EL SEGUNDO, USA: With the closure of its Flip camcorder group, Cisco Systems Inc. has shrewdly exited the slow-growing market for single-purpose consumer electronics devices, but the company may have missed out on an opportunity to cash in the division’s value, according to IHS iSuppli research.
Cisco in March 2009 placed a $590 million dollar bet on the consumer’s interest in shooting high-definition video with the purchase of Pure Digital, the company that produced the Flip Video camera. Just two years later, in April 2011, Cisco announced it was closing the division as part of an overall restructuring of the company’s consumer products business.
Was Cisco’s assessment of consumer attitudes regarding high-definition video recording wrong? The answer is yes and no, IHS iSuppli research indicates.
“Consumers very much want to shoot and share video, evidenced by the billions of YouTube videos viewed,” said Jordan Selburn, lead analyst, consumer electronics, for IHS. “However, consumers are becoming less interested in buying devices focused uniquely on taking such videos when this capability is increasingly available in other electronics systems already in the consumer’s pocket, purse, backpack or briefcase—such as a smart phone or personal media player (PMP). Because of this, over the next few years, there will be relatively little growth in the dedicated camcorder market, such as the Flip.”
After rising by 6.1 percent in 2010, global camcorder shipment growth will decelerate to 4.1 percent in 2011 and then to 1.7 percent in 2012 and 2.2 percent in 2013, as shown in the attached figure. While shipment growth will rebound somewhat in 2014 and 2015, the market will expand at a relatively anemic CAGR of 4.4 percent from 2010 to 2015. And even this growth primarily will be driven by sales of 3-D camcorders, rather than 2-D models like the Flip.

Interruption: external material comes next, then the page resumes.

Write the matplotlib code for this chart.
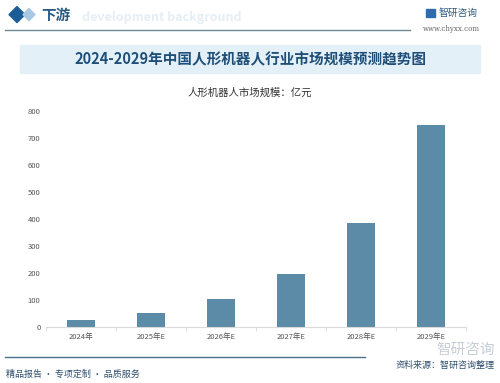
import matplotlib.pyplot as plt
from matplotlib.patches import Rectangle, Polygon

plt.rcParams['font.family'] = ['Noto Sans CJK SC', 'DejaVu Sans']

years = ["2024年", "2025年E", "2026年E", "2027年E", "2028年E", "2029年E"]
market = [26, 53, 103, 197, 388, 750]
yticks = [0, 100, 200, 300, 400, 500, 600, 700, 800]

bar_color = "#5b8ba6"
dark_blue = "#1f4f78"

fig = plt.figure(figsize=(5, 3.83), dpi=100)

# header ------------------------------------------------
fig.patches.append(Polygon([[0.018, 0.962], [0.034, 0.983], [0.050, 0.962], [0.034, 0.941]],
                           closed=True, transform=fig.transFigure, color="#1c5d96"))
fig.patches.append(Polygon([[0.046, 0.962], [0.058, 0.978], [0.070, 0.962], [0.058, 0.946]],
                           closed=True, transform=fig.transFigure, color="#a9c8e4"))
fig.text(0.082, 0.962, "下游", fontsize=10.5, fontweight="bold", color="#2a5b85", va="center")
fig.text(0.165, 0.955, "development background", fontsize=9, fontweight="bold",
         color="#e6eef5", va="center", zorder=0)
fig.add_artist(plt.Line2D([0.01, 0.82], [0.922, 0.922], color="#6f8797", lw=1.0))
fig.text(0.877, 0.966, "智研咨询", fontsize=7, color="#2a5b85", va="center")
fig.patches.append(Rectangle((0.852, 0.955), 0.018, 0.022, transform=fig.transFigure,
                             color="#2a6db0"))
fig.text(0.845, 0.923, "www.chyxx.com", fontsize=5, color="#666666", va="center",
         family="DejaVu Serif")

# title band
fig.patches.append(Rectangle((0.04, 0.81), 0.92, 0.073, transform=fig.transFigure,
                             color="#e4f0f8", zorder=0))
fig.text(0.5, 0.845, "2024-2029年中国人形机器人行业市场规模预测趋势图", fontsize=10.5,
         fontweight="bold", color=dark_blue, ha="center", va="center")
fig.text(0.5, 0.759, "人形机器人市场规模：亿元", fontsize=7.5, color="#333333",
         ha="center", va="center")

# chart -------------------------------------------------
ax = fig.add_axes([0.092, 0.146, 0.84, 0.563])
x = range(len(years))
ax.bar(x, market, width=0.4, color=bar_color, zorder=2)
ax.set_xlim(-0.5, len(years) - 0.5)
ax.set_ylim(0, 800)
ax.set_yticks(yticks)
ax.set_xticks(list(x))
ax.set_xticklabels(years)
ax.set_xticks([i + 0.5 for i in range(-1, len(years))], minor=True)
ax.tick_params(axis="y", length=0, labelsize=5.5, labelcolor="#555555", pad=4)
ax.tick_params(axis="x", which="major", length=0, labelsize=5.5, labelcolor="#555555", pad=4)
ax.tick_params(axis="x", which="minor", length=3, color="#d9d9d9")
for s in ["top", "right", "left"]:
    ax.spines[s].set_visible(False)
ax.spines["bottom"].set_color("#d9d9d9")
ax.patch.set_alpha(0)

# footer ------------------------------------------------
fig.add_artist(plt.Line2D([0.01, 0.73], [0.068, 0.068], color="#4c6f8a", lw=1.0))
fig.text(0.012, 0.022, "精品报告 · 专项定制 · 品质服务", fontsize=6.5, color="#2f4f6f", va="center")
fig.text(0.99, 0.045, "资料来源：智研咨询整理", fontsize=6.5, color="#2f4f6f",
         ha="right", va="center")
fig.text(0.99, 0.104, "智研咨询", fontsize=10.5, color="#b9c2cb", ha="right", va="top",
         zorder=0, alpha=0.8)

fig.savefig("out.png", dpi=100)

The slowdown of the camcorder segment reflects wider challenges for all consumer electronics products that are focused on a single task.
“The single-task device is becoming an endangered species in the consumer electronics market,” Selburn said. “For example, the PMP is under increasing pressure from smart phones—and the e-Book reader market will encounter more competition from media tablets. The trend toward multi-tasking consumer electronics devices is one of the dominant forces shaping the industry, and Flip Video appears to be an early casualty.”
Another factor driving the decision to close Flip concerns Cisco’s overall strategic direction.
“Cisco has been, and remains, a networking company at heart—and in the wallet. And this move appears to be a way to strengthen that focus,” Selburn said. “Flip never really fit into any of Cisco’s other product lines, including consumer products such as the Linksys home networking and the former-Scientific Atlanta’s set-top box products.”
Cisco’s set-top box group is not completely consumer facing, as the products are sold to cable and Internet protocol television (IPTV) operators rather than directly to the customer. Linksys, although a retail product, is quite closely aligned with Cisco’s networking focus. These factors made Flip the odd man out in the company’s product offerings.
While the Flip closure made sense from these business and market perspectives, Cisco may have left some money on the table.
“The most surprising aspect of Cisco’s decision was the move to simply close Flip, rather than sell it or spin it off as an independent company to get at least some return from their investment,” Selburn said.
“It would not be surprising at all to see Flip resurrected in some fashion, however, with the assets perhaps reacquired by the founders or bought by another company at a steep discount. Despite Cisco’s actions and the overall market trend away from dedicated single-function devices like the Flip, the market has not gone away entirely and the value of a good product still remains strong.”